After a period of legal troubles which prohibited the band from using its own name on recordings, Black Flag returned to the studio with a new approach to its music that incorporated a greater variety of styles, resulting in a sound orthodox punks found difficult to accept. The line-up had shrunk from five members to three: vocalist Henry Rollins, drummer Bill Stevenson, and co-founding guitarist Greg Ginn. Ginn doubled on bass guitar under the name "Dale Nixon" for the recording as he had pushed out co-founding bassist Chuck Dukowski shortly before recording; the album includes two tracks Dukowski wrote.

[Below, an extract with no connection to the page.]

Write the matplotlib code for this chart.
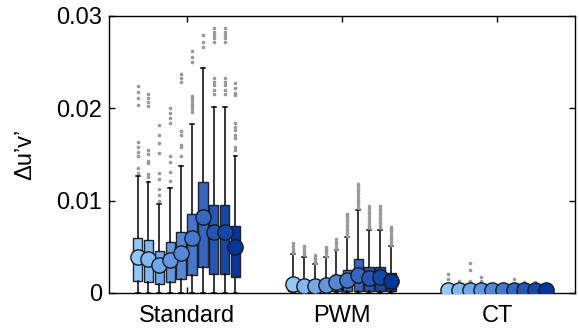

The six tracks on the A-side of the LP are generally high-paced, thrashy hardcore, featuring guitar solos unusual in punk. On the B-side are three tracks in a sludge metal style, each breaching six-minutes with ponderously slow tempos and unrelenting dark lyrics of self-hatred. The band members had grown their hair long when they toured the album in 1984, further alienating their hardcore skinhead fanbase. My War had a major influence on sludge metal and grunge.
In 1978 Black Flag guitarist and cofounder Greg Ginn converted his ham radio business Solid State Transmitters to SST Records to release the band's first EP Nervous Breakdown. Soon SST was releasing recordings by other bands as well, beginning with Minutemen's Paranoid Time in 1980.